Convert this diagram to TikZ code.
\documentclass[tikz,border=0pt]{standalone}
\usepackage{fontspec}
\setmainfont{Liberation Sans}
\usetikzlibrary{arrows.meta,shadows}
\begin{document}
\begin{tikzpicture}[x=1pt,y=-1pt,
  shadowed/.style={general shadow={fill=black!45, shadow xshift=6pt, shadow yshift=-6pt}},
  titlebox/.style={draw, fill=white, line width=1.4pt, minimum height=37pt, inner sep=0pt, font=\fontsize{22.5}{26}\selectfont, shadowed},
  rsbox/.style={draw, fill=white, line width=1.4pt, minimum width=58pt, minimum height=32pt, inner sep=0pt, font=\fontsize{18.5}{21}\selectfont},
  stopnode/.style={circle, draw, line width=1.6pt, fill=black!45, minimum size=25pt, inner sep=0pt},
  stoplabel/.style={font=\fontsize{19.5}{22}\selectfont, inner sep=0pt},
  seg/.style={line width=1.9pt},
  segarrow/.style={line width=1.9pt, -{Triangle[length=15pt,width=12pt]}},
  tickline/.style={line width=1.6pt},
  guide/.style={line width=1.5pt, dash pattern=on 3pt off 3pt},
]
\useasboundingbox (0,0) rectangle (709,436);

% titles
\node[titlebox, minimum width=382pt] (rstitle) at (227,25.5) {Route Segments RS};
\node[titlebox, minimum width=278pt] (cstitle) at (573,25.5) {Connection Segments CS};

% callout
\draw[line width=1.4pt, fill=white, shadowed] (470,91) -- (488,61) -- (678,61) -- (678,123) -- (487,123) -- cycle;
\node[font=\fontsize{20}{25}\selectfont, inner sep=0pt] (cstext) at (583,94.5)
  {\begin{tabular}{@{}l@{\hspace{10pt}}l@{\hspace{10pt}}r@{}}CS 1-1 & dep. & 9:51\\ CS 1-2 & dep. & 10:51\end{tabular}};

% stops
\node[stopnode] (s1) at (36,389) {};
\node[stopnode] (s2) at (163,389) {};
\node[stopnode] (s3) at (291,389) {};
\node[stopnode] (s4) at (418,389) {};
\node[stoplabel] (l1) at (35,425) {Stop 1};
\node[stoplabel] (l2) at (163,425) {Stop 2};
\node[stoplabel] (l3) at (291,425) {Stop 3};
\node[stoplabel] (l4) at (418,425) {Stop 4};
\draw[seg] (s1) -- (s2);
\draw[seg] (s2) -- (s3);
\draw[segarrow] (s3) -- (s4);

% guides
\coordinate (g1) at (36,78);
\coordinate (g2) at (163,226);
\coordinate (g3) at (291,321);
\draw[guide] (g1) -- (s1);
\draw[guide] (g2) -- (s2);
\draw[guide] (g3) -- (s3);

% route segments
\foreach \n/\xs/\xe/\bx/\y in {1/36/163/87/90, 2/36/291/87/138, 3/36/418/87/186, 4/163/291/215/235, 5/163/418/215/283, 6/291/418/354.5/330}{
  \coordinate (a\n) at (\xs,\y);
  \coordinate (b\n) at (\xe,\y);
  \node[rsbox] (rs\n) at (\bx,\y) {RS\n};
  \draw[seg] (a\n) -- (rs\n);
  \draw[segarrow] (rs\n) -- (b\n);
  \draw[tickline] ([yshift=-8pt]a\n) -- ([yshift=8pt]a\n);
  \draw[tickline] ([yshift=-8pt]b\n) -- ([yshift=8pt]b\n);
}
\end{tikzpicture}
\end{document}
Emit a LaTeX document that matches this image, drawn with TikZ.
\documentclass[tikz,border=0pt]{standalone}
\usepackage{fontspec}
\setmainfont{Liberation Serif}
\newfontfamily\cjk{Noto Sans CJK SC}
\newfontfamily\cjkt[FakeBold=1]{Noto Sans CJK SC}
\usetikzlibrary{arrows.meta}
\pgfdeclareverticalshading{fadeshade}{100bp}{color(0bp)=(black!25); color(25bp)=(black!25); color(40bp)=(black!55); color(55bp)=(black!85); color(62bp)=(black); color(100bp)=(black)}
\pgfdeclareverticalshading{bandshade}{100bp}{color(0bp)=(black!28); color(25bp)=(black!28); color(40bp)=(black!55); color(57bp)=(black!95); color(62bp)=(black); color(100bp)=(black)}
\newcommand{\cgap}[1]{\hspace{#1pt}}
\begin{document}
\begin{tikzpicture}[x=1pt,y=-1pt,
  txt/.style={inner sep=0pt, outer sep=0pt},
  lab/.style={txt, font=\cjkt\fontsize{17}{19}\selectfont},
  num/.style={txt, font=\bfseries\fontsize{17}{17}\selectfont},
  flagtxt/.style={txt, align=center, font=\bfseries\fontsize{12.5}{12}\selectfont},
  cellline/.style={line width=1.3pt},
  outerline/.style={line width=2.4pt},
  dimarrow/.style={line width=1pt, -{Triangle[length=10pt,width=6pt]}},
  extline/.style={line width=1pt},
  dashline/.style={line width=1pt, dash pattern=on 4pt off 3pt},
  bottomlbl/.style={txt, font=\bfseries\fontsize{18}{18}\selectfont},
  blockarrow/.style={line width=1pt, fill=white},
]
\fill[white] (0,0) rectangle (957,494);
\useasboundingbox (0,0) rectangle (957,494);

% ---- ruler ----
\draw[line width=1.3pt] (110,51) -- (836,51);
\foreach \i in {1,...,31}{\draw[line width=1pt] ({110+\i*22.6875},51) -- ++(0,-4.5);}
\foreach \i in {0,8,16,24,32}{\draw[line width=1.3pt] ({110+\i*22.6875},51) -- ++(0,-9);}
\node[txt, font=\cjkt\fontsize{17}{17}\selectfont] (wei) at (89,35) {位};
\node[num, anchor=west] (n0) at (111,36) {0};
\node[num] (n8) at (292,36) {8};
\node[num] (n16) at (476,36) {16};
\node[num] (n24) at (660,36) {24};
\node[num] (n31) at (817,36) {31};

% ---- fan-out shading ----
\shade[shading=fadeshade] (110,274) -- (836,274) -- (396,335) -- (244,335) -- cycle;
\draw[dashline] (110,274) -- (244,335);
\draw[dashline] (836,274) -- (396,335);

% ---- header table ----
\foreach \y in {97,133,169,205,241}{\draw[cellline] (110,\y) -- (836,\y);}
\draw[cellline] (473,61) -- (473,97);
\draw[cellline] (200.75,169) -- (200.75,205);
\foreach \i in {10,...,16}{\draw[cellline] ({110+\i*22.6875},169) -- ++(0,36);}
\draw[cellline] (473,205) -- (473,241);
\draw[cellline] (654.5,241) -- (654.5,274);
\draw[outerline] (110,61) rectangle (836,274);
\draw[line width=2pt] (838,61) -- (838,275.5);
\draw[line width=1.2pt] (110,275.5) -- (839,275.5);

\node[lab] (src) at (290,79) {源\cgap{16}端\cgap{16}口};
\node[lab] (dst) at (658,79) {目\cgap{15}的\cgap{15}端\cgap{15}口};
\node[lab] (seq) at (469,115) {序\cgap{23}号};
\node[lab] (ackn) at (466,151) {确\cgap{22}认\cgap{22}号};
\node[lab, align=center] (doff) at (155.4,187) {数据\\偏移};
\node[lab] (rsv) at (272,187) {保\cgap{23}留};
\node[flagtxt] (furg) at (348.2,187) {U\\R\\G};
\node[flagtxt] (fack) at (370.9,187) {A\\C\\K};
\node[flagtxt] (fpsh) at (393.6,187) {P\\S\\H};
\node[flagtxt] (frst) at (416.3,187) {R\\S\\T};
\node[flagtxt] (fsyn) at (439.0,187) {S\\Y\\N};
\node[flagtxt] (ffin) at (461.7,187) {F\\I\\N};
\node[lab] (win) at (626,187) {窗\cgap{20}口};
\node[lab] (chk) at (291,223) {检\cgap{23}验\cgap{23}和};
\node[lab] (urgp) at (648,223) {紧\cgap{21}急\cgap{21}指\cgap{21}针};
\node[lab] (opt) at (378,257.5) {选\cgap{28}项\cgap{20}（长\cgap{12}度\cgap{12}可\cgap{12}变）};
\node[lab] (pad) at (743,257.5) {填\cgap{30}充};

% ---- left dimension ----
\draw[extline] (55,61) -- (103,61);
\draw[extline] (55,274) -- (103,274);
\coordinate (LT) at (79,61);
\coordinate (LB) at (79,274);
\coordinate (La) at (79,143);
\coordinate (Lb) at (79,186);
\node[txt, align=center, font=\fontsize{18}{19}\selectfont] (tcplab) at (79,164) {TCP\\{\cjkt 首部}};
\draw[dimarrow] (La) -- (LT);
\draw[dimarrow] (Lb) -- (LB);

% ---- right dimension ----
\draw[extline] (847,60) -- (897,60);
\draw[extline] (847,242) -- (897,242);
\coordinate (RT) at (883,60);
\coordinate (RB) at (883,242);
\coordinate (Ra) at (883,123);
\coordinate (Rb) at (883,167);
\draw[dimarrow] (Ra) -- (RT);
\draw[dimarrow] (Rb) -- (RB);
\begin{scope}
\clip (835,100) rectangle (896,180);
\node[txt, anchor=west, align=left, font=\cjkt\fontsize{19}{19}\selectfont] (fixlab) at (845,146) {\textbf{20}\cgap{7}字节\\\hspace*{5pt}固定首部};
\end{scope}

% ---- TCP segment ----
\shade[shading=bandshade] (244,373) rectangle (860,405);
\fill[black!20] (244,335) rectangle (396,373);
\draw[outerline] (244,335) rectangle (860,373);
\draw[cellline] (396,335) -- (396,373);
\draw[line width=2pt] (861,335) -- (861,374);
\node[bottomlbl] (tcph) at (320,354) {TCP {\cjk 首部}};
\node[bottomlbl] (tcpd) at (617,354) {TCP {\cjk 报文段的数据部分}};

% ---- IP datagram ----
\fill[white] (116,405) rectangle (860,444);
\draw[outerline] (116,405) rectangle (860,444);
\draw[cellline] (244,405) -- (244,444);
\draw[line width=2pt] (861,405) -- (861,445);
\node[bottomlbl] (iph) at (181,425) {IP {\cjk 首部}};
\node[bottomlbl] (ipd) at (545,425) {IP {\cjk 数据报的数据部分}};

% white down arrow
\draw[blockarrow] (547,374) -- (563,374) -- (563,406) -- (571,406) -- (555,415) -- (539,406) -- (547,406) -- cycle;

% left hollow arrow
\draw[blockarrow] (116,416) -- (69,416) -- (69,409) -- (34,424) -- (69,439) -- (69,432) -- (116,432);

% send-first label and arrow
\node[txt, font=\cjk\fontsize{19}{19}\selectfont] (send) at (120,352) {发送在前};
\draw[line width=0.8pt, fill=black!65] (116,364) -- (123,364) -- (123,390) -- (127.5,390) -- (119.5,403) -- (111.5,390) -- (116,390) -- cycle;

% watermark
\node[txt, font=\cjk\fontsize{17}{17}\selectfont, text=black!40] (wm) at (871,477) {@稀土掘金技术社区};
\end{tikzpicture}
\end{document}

_ _ _ _

INSTRUCTIONS TO FOLLOW
Gather each line of the records holding the string "this".

WRITTEN ANSWER
Convert this diagram to TikZ code.
Emit a LaTeX document that matches this image, drawn with TikZ.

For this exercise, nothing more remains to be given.